Normalisation
- Normalisation is a process which divides larger datasets into smaller to minimise data redundancy
- Eliminate insert / update / delete anomalies
Insert anomaly example: If a student record and Course details stored together and when we just want to add only new student without a course or add a course details without a student, both cases causes trouble.
Update anomaly example: If a table contain 1000’s of students and if there is a change to the course name instead of updating one record, we have to update several student records i.e. when the course details are already embeded with student details. Also there is a chances of missing updates to some of the rows if the task fail in the middle and no rollback occurred.
Delete anomaly example: If we delete a course details there is a risk of loosing the student records and vice versa.

Normal Forms
1NF – First Normal Form – All columns must be atomic, but when solving this issue we introduce redundancy.

Example: Course Name column values: Coding, Testing, Design. If a student enrolled in all of these then the course name contain all of the above values with comma separator. This violates the 1st normal form.
To resolve we store the same student single record into three records i.e. one row per course name.
Now the student record is getting repeated and introduced redundancy.
2NF – Second Normal Form – 1NF + Composite key shouldn’t be the reason for duplicates. So break it and also create a bridge table to handle many to many relationship between student details and course details. i.e. redundant data across multiple rows must be moved to a separate dataset.
example – If the Student_ID and Course_ID forms the uniqueness then split them into separate table and create a bridge table to display the relationship.

3NF – Third Normal Form – 2NF + Columns that are not directly dependant on primary key or Non key attributes dependant on another non key attribute then they are stored in a separate dataset.

DeNormalisation
Optimisation technique applied after normalisation for faster reads. Denormalisation is a process where data from multiple tables are combined into one table, so that data retrieval will be faster.
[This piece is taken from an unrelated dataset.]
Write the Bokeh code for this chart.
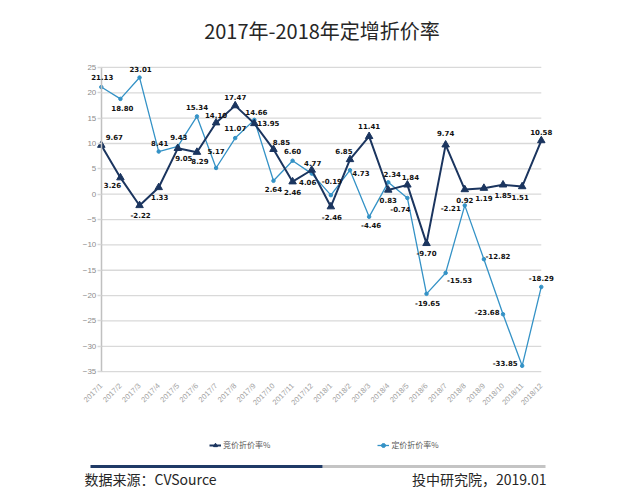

Normalisation vs DeNormalisation
Normalisation
- Normalisation divides larger datasets into smaller and reduces redundancy
- Increased number of tables and hence increased the number of joins needs for data reterival
- Faster writes and updates
- Used in OLTP system
DeNormalisation
- Denormalisation combine smaller datasets into larger one
- Less Joins
- Faster reads, because combining smaller datasets into larger one through the ETL process helps the users to read and analyse the data faster
- Used in OLAP system

Other Topics to be added
Bigdata
3 Vs
Volume (Larger Volume of data)
Variety (Structured, Semi Structured and UnStructured)
Velocity (Batch, Near Real Time, RealTime – different frequency of data arrival and updates)
Full Load vs Change data capture (CDC)
End of Day snapshot vs Intraday state changes to support analytical needed
Why no separate documentation is needed when working in dbt Cloud: When working with dbt Cloud, you typically do not need a separate data dictionary because dbt itself generates comprehensive documentation about your data models, including details about columns, data types, and descriptions, effectively acting as a built-in data dictionary that updates automatically with each run; therefore, you can leverage dbt’s documentation features instead of maintaining a separate data dictionary.
But is is up-to the project team who maintain the relevant details in the form of .md and .yaml files.
dbt helps
- develop
- test
- document
- deploy
Advantages of dbt
- Orchestration
- lineage graph
- git integration
- user authentication / SSO